En menos de una semana, dos menores, de 11 y 14 años, han muerto en Barcelona atropelladas por un autobús, uno urbano y otro interurbano. Mientras esperamos a saber las causas de esta desgraciada coincidencia en el tiempo (los peatones también se distraen fatalmente) es pertinente remarcarla y dejar constancia de que la velocidad a la que circulan los autobuses en Barcelona hace sufrir a menudo.
Hace sufrir ver la velocidad a la que se acercan a la parada o pasan, con el semáforo en verde, por un paso de peatones con los retrovisores a la altura de la acera, creando la sensación de que si el peatón no se aparta le volará la cabeza.
Hace sufrir verlos circular desbordando la anchura de unos carriles de circulación en los que ya no caben, porque, con los años, los espacios se han ido haciendo más estrechos en aquellas calles donde se ha hecho pasar un carril bici.
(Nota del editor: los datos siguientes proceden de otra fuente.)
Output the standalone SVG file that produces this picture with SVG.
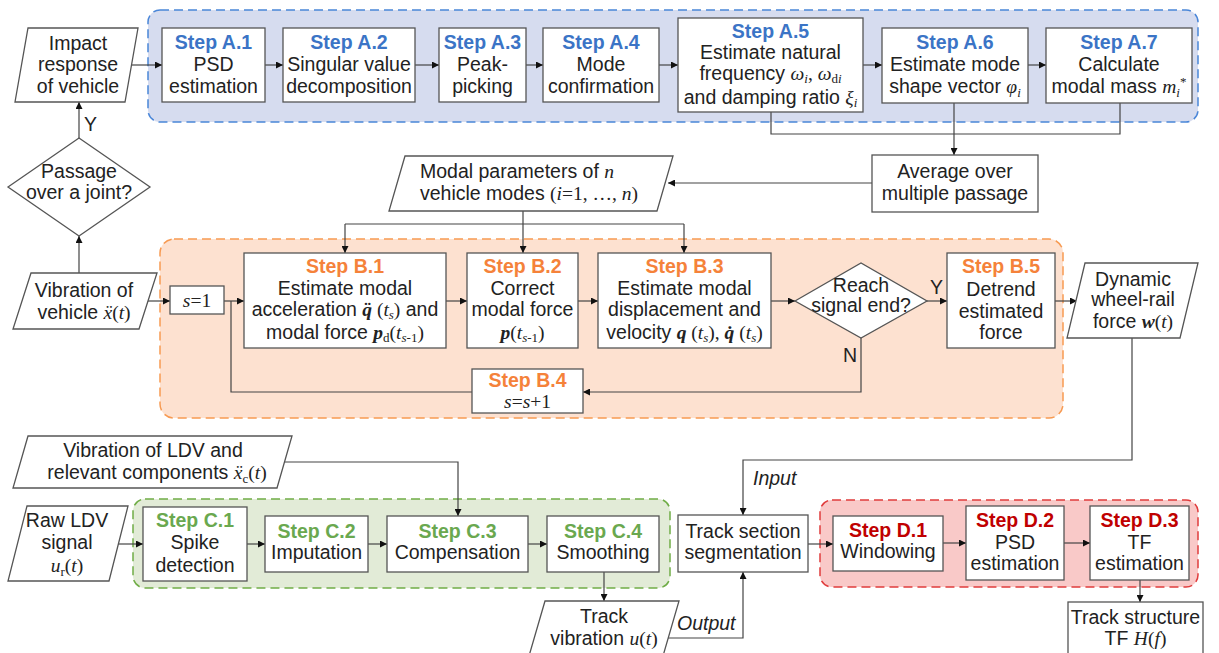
<svg xmlns="http://www.w3.org/2000/svg" width="1219" height="653" viewBox="0 0 1219 653">
<defs>
<marker id="ah" viewBox="0 0 10 10" refX="10" refY="5" markerWidth="8" markerHeight="7" markerUnits="userSpaceOnUse" orient="auto"><path d="M0,0 L10,5 L0,10 z" fill="#111"/></marker>
<style>
.box{fill:#fff;stroke:#555;stroke-width:1.3}
.t{font-family:"Liberation Sans",Arial,sans-serif;font-size:19.5px;fill:#222;text-anchor:middle}
.st{font-weight:bold}
.sA{fill:#3b74c6}.sB{fill:#f5823a}.sC{fill:#6aa84f}.sD{fill:#c00000}
.m{font-family:"Liberation Serif","Times New Roman",serif;font-style:italic}
.r{font-family:"Liberation Serif","Times New Roman",serif;font-style:normal}
.b{font-weight:bold}
.sub{font-size:13px}
.c{fill:none;stroke:#444;stroke-width:1.2}
.ca{fill:none;stroke:#444;stroke-width:1.2;marker-end:url(#ah)}
.lab{font-family:"Liberation Sans",Arial,sans-serif;font-size:19.5px;fill:#222}
</style>
</defs>
<rect width="1219" height="653" fill="#fff"/>

<g id="groups">
<rect x="148" y="10" width="1050" height="112" rx="12" fill="#d6dcef" stroke="#4a86d8" stroke-width="1.5" stroke-dasharray="9,5"/>
<rect x="160" y="239" width="903" height="179" rx="14" fill="#fde1d0" stroke="#f79a52" stroke-width="1.5" stroke-dasharray="9,5"/>
<rect x="133" y="499" width="537" height="89" rx="12" fill="#e2ebd7" stroke="#70ad47" stroke-width="1.5" stroke-dasharray="9,5"/>
<rect x="820" y="500" width="378" height="87" rx="12" fill="#f9c9c8" stroke="#e03c3c" stroke-width="1.5" stroke-dasharray="9,5"/>
</g>

<g id="connectors">
<path class="ca" d="M131,65 H162"/>
<path class="ca" d="M265,65 H283"/>
<path class="ca" d="M415,65 H439"/>
<path class="ca" d="M526,65 H543"/>
<path class="ca" d="M659,65 H678"/>
<path class="ca" d="M863,65 H882"/>
<path class="ca" d="M1028,65 H1046"/>
<path class="c" d="M771,112 V134 H1120 V103"/>
<path class="ca" d="M954,103 V155"/>
<path class="ca" d="M872,183 H668"/>
<path class="ca" d="M523,211 V253"/>
<path class="c" d="M345,224 H684"/>
<path class="ca" d="M345,224 V253"/>
<path class="ca" d="M684,224 V253"/>
<path class="ca" d="M79,273 V236"/>
<path class="ca" d="M79,138 V102"/>
<path class="ca" d="M146,301 H170"/>
<path class="ca" d="M224,301 H244"/>
<path class="ca" d="M446,301 H467"/>
<path class="ca" d="M578,301 H598"/>
<path class="ca" d="M771,301 H795"/>
<path class="ca" d="M927,301 H947"/>
<path class="ca" d="M1055,301 H1077"/>
<path class="ca" d="M861,338 V392 H583"/>
<path class="c" d="M472,392 H231 V301"/>
<path class="ca" d="M1132,338 V460 H743 V515"/>
<path class="ca" d="M285,462 H458 V516"/>
<path class="ca" d="M117,544 H143"/>
<path class="ca" d="M247,544 H265"/>
<path class="ca" d="M368,544 H387"/>
<path class="ca" d="M528,544 H547"/>
<path class="ca" d="M604,572 V601"/>
<path class="ca" d="M667,638 H743 V572"/>
<path class="ca" d="M808,544 H833"/>
<path class="ca" d="M943,543 H966"/>
<path class="ca" d="M1064,543 H1090"/>
<path class="ca" d="M1140,580 V602"/>
<text class="lab" x="84" y="131">Y</text>
<text class="lab" x="930" y="294">Y</text>
<text class="lab" x="843" y="362">N</text>
<text class="lab" x="753" y="485" font-style="italic">Input</text>
<text class="lab" x="677" y="630" font-style="italic">Output</text>
</g>

<g id="impact">
<polygon class="box" points="28,28 138,28 125,102 15,102"/>
<text class="t" x="78" y="50">Impact</text>
<text class="t" x="78" y="71">response</text>
<text class="t" x="78" y="93">of vehicle</text>
</g>

<g id="A1"><rect class="box" x="162" y="28" width="103" height="74"/>
<text class="t st sA" x="213.5" y="49">Step A.1</text>
<text class="t" x="213.5" y="71">PSD</text>
<text class="t" x="213.5" y="93">estimation</text></g>

<g id="A2"><rect class="box" x="283" y="28" width="132" height="74"/>
<text class="t st sA" x="349" y="49">Step A.2</text>
<text class="t" x="349" y="71">Singular value</text>
<text class="t" x="349" y="93">decomposition</text></g>

<g id="A3"><rect class="box" x="439" y="28" width="87" height="74"/>
<text class="t st sA" x="482.5" y="49">Step A.3</text>
<text class="t" x="482.5" y="71">Peak-</text>
<text class="t" x="482.5" y="93">picking</text></g>

<g id="A4"><rect class="box" x="543" y="28" width="116" height="74"/>
<text class="t st sA" x="601" y="49">Step A.4</text>
<text class="t" x="601" y="71">Mode</text>
<text class="t" x="601" y="93">confirmation</text></g>

<g id="A5"><rect class="box" x="678" y="18" width="185" height="94"/>
<text class="t st sA" x="770.5" y="38">Step A.5</text>
<text class="t" x="770.5" y="59">Estimate natural</text>
<text class="t" x="770.5" y="80">frequency <tspan class="m">ω</tspan><tspan class="m sub" dy="3">i</tspan><tspan class="r" dy="-3">, </tspan><tspan class="m">ω</tspan><tspan class="r sub" dy="3">d</tspan><tspan class="m sub">i</tspan></text>
<text class="t" x="770.5" y="104">and damping ratio <tspan class="m">ξ</tspan><tspan class="m sub" dy="3">i</tspan></text></g>

<g id="A6"><rect class="box" x="882" y="28" width="146" height="75"/>
<text class="t st sA" x="955" y="49">Step A.6</text>
<text class="t" x="955" y="71">Estimate mode</text>
<text class="t" x="955" y="93">shape vector <tspan class="m">φ</tspan><tspan class="m sub" dy="4">i</tspan></text></g>

<g id="A7"><rect class="box" x="1046" y="28" width="146" height="75"/>
<text class="t st sA" x="1119" y="49">Step A.7</text>
<text class="t" x="1119" y="71">Calculate</text>
<text class="t" x="1119" y="93">modal mass <tspan class="m">m</tspan><tspan class="m sub" dy="4">i</tspan><tspan class="r sub" dy="-11">*</tspan></text></g>

<g id="average"><rect class="box" x="872" y="155" width="166" height="57"/>
<text class="t" x="955" y="178">Average  over</text>
<text class="t" x="955" y="200">multiple passage</text></g>

<g id="modal-params">
<polygon class="box" points="405,156 673,156 657,211 389,211"/>
<text class="t" x="420" y="178" style="text-anchor:start">Modal parameters of <tspan class="m">n</tspan></text>
<text class="t" x="420" y="200" style="text-anchor:start">vehicle modes <tspan class="r">(</tspan><tspan class="m">i</tspan><tspan class="r">=1, …, </tspan><tspan class="m">n</tspan><tspan class="r">)</tspan></text>
</g>

<g id="passage">
<polygon class="box" points="8,187 79,138 150,187 79,236"/>
<text class="t" x="79" y="178">Passage</text>
<text class="t" x="79" y="199">over a joint?</text>
</g>

<g id="vib-vehicle">
<polygon class="box" points="31,273 157,273 139,329 13,329"/>
<text class="t" x="84" y="297">Vibration of</text>
<text class="t" x="84" y="319">vehicle <tspan class="m">ẍ</tspan><tspan class="r">(</tspan><tspan class="m">t</tspan><tspan class="r">)</tspan></text>
</g>

<g id="s1"><rect class="box" x="170" y="286" width="54" height="28"/>
<text class="t" x="197" y="307"><tspan class="m">s</tspan><tspan class="r">=1</tspan></text></g>

<g id="B1"><rect class="box" x="244" y="253" width="202" height="95"/>
<text class="t st sB" x="345" y="273">Step B.1</text>
<text class="t" x="345" y="295">Estimate modal</text>
<text class="t" x="345" y="316">acceleration <tspan class="m b">q̈</tspan><tspan class="r"> (</tspan><tspan class="m">t</tspan><tspan class="m sub" dy="3">s</tspan><tspan class="r" dy="-3">)</tspan> and</text>
<text class="t" x="345" y="339">modal force <tspan class="m b">p</tspan><tspan class="r sub" dy="3">d</tspan><tspan class="r" dy="-3">(</tspan><tspan class="m">t</tspan><tspan class="r sub" dy="3"><tspan class="m">s</tspan>-1</tspan><tspan class="r" dy="-3">)</tspan></text></g>

<g id="B2"><rect class="box" x="467" y="253" width="111" height="95"/>
<text class="t st sB" x="522.5" y="273">Step B.2</text>
<text class="t" x="522.5" y="295">Correct</text>
<text class="t" x="522.5" y="316">modal force</text>
<text class="t" x="522.5" y="339"><tspan class="m b">p</tspan><tspan class="r">(</tspan><tspan class="m">t</tspan><tspan class="r sub" dy="3"><tspan class="m">s</tspan>-1</tspan><tspan class="r" dy="-3">)</tspan></text></g>

<g id="B3"><rect class="box" x="598" y="253" width="173" height="95"/>
<text class="t st sB" x="684.5" y="273">Step B.3</text>
<text class="t" x="684.5" y="295">Estimate modal</text>
<text class="t" x="684.5" y="316">displacement and</text>
<text class="t" x="684.5" y="339">velocity <tspan class="m b">q</tspan><tspan class="r"> (</tspan><tspan class="m">t</tspan><tspan class="m sub" dy="3">s</tspan><tspan class="r" dy="-3">),  </tspan><tspan class="m b">q̇</tspan><tspan class="r"> (</tspan><tspan class="m">t</tspan><tspan class="m sub" dy="3">s</tspan><tspan class="r" dy="-3">)</tspan></text></g>

<g id="reach">
<polygon class="box" points="795,301 861,263 927,301 861,338"/>
<text class="t" x="861" y="292">Reach</text>
<text class="t" x="861" y="312">signal end?</text>
</g>

<g id="B5"><rect class="box" x="947" y="253" width="108" height="95"/>
<text class="t st sB" x="1001" y="273">Step B.5</text>
<text class="t" x="1001" y="296">Detrend</text>
<text class="t" x="1001" y="318">estimated</text>
<text class="t" x="1001" y="339">force</text></g>

<g id="B4"><rect class="box" x="472" y="369" width="111" height="44"/>
<text class="t st sB" x="527.5" y="387">Step B.4</text>
<text class="t" x="527.5" y="408"><tspan class="m">s</tspan><tspan class="r">=</tspan><tspan class="m">s</tspan><tspan class="r">+1</tspan></text></g>

<g id="dynamic">
<polygon class="box" points="1085,263 1198,263 1180,338 1067,338"/>
<text class="t" x="1133" y="286">Dynamic</text>
<text class="t" x="1133" y="306">wheel-rail</text>
<text class="t" x="1133" y="328">force <tspan class="m b">w</tspan><tspan class="r">(</tspan><tspan class="m">t</tspan><tspan class="r">)</tspan></text>
</g>

<g id="ldv-vib">
<polygon class="box" points="28,436 292,436 277,488 13,488"/>
<text class="t" x="153" y="457">Vibration of LDV and</text>
<text class="t" x="157" y="479">relevant components <tspan class="m">ẍ</tspan><tspan class="r sub" dy="4">c</tspan><tspan class="r" dy="-4">(</tspan><tspan class="m">t</tspan><tspan class="r">)</tspan></text>
</g>

<g id="raw-ldv">
<polygon class="box" points="27,506 128,506 109,581 8,581"/>
<text class="t" x="67" y="527">Raw LDV</text>
<text class="t" x="67" y="549">signal</text>
<text class="t" x="67" y="572"><tspan class="m">u</tspan><tspan class="r sub" dy="4">r</tspan><tspan class="r" dy="-4">(</tspan><tspan class="m">t</tspan><tspan class="r">)</tspan></text>
</g>

<g id="C1"><rect class="box" x="143" y="507" width="104" height="74"/>
<text class="t st sC" x="195" y="527">Step C.1</text>
<text class="t" x="195" y="549">Spike</text>
<text class="t" x="195" y="572">detection</text></g>

<g id="C2"><rect class="box" x="265" y="516" width="103" height="56"/>
<text class="t st sC" x="316.5" y="538">Step C.2</text>
<text class="t" x="316.5" y="559">Imputation</text></g>

<g id="C3"><rect class="box" x="387" y="516" width="141" height="56"/>
<text class="t st sC" x="457.5" y="538">Step C.3</text>
<text class="t" x="457.5" y="559">Compensation</text></g>

<g id="C4"><rect class="box" x="547" y="516" width="112" height="56"/>
<text class="t st sC" x="603" y="538">Step C.4</text>
<text class="t" x="603" y="559">Smoothing</text></g>

<g id="track-vib">
<polygon class="box" points="545,601 679,601 663,656 529,656"/>
<text class="t" x="604" y="623">Track</text>
<text class="t" x="604" y="645">vibration <tspan class="m">u</tspan><tspan class="r">(</tspan><tspan class="m">t</tspan><tspan class="r">)</tspan></text>
</g>

<g id="track-section"><rect class="box" x="678" y="515" width="130" height="57"/>
<text class="t" x="743" y="538">Track section</text>
<text class="t" x="743" y="559">segmentation</text></g>

<g id="D1"><rect class="box" x="833" y="516" width="110" height="55"/>
<text class="t st sD" x="888" y="537">Step D.1</text>
<text class="t" x="888" y="558">Windowing</text></g>

<g id="D2"><rect class="box" x="966" y="506" width="98" height="74"/>
<text class="t st sD" x="1015" y="527">Step D.2</text>
<text class="t" x="1015" y="549">PSD</text>
<text class="t" x="1015" y="570">estimation</text></g>

<g id="D3"><rect class="box" x="1090" y="506" width="99" height="74"/>
<text class="t st sD" x="1139.5" y="527">Step D.3</text>
<text class="t" x="1139.5" y="549">TF</text>
<text class="t" x="1139.5" y="570">estimation</text></g>

<g id="track-structure"><rect class="box" x="1068" y="602" width="135" height="56"/>
<text class="t" x="1135.5" y="624">Track structure</text>
<text class="t" x="1135.5" y="645">TF <tspan class="m">H</tspan><tspan class="r">(</tspan><tspan class="m">f</tspan><tspan class="r">)</tspan></text></g>
</svg>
Si, encima, resulta que hay toda una gama de turismos cada vez más anchos, el resultado es que tenemos vehículos compitiendo por el mismo espacio a velocidades considerables, en las que la desviación de unos pocos centímetros en las trayectorias puede ser fatal. Ver cómo parece que se te echa encima un autobús que está cambiando de carril para poder girar hace miedo. Dentro de los autobuses, la experiencia vertiginosa de los viajeros no es más segura.
Ignoro hasta qué punto los conductores están presionados para mejorar la media de velocidad del servicio, o es que acaban siendo víctimas de la inquietud de sortear taxis parados, furgonetas de reparto y motociclistas no menos vertiginosos. Pero la pacificación del tráfico no es cosa sólo de radares y multas, sino de todos, sobre todo de aquellos que prestan un servicio público municipal.